Description of the task:
Return only the lines from the top of the data down to the one that holds "import pandas as pd", both included, without any pictures.

------ Stored data ------

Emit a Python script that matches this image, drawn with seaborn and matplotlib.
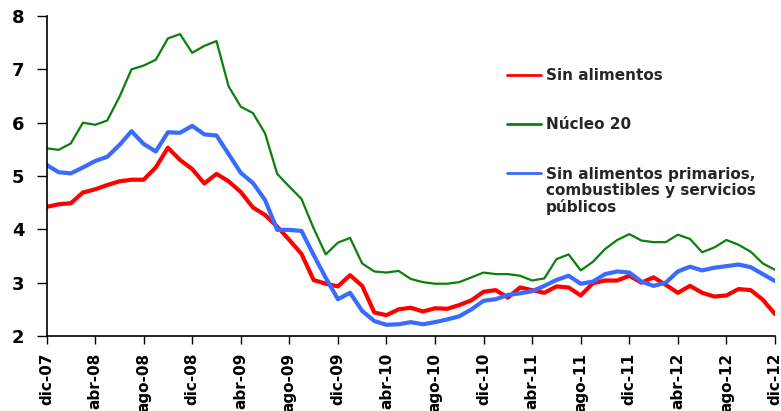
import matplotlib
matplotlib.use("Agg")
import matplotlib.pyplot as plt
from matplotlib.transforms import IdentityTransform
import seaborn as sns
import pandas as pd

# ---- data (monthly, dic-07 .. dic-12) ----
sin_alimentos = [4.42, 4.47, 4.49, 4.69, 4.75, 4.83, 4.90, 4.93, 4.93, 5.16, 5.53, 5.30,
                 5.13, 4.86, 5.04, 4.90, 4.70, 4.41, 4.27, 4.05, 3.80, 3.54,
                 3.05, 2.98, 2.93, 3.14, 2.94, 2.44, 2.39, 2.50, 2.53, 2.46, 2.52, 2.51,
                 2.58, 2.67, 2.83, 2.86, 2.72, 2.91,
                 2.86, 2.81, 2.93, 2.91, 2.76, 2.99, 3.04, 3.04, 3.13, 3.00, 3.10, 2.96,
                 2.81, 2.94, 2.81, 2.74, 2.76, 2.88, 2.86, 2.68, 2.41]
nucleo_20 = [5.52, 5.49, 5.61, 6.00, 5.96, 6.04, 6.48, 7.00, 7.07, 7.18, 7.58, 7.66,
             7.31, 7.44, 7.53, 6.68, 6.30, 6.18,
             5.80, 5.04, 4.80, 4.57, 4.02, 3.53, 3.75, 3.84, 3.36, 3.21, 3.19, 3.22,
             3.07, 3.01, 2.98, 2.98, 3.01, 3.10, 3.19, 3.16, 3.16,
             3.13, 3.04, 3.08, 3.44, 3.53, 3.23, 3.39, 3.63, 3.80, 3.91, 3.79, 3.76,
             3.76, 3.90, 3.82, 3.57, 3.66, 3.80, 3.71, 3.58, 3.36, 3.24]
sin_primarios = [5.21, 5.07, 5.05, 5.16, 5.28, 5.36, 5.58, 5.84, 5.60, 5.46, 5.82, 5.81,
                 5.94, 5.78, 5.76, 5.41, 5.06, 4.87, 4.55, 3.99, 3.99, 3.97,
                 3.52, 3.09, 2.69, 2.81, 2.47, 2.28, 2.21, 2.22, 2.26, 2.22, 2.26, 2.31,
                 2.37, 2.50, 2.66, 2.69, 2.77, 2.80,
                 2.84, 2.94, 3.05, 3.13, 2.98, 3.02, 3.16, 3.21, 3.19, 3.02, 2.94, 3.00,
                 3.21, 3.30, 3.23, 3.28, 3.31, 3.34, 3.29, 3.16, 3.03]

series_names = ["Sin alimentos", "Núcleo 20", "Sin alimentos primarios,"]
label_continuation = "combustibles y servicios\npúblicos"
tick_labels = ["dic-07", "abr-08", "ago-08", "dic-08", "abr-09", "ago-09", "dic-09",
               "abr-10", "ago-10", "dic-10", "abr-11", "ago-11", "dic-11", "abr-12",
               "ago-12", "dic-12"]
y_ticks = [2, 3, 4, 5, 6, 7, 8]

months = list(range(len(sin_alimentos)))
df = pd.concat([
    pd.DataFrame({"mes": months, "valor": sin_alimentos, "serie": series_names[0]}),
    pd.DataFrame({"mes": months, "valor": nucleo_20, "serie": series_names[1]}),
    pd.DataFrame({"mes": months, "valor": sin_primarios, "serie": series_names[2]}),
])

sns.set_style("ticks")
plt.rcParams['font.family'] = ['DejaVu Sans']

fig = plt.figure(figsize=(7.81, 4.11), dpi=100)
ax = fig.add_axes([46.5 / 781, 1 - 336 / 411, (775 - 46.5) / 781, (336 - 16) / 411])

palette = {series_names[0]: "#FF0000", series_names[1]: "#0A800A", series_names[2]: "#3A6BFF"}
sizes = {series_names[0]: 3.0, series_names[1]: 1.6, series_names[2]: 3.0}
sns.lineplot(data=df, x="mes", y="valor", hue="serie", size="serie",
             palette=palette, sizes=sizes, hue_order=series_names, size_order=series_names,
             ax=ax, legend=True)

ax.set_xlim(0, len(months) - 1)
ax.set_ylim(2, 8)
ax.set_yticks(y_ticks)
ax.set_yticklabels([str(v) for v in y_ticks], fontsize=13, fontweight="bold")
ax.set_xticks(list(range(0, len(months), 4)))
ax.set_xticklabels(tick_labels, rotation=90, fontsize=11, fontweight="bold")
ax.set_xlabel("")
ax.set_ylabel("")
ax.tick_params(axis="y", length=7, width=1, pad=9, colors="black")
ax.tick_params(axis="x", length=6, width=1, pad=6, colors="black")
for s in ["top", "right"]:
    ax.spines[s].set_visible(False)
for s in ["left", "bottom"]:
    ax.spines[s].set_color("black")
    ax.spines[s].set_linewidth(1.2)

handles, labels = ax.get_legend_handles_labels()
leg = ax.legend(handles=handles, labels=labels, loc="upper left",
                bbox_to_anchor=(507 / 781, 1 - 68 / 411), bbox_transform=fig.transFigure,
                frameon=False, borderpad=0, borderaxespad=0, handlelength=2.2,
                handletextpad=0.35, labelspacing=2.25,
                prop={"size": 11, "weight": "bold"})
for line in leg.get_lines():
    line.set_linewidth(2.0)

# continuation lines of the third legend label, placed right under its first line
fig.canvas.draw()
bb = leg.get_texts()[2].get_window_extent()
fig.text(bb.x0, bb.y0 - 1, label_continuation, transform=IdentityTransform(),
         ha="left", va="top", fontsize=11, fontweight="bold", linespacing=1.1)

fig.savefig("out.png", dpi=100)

------

Response to this task:
Emit a Python script that matches this image, drawn with seaborn and matplotlib.
import matplotlib
matplotlib.use("Agg")
import matplotlib.pyplot as plt
from matplotlib.transforms import IdentityTransform
import seaborn as sns
import pandas as pd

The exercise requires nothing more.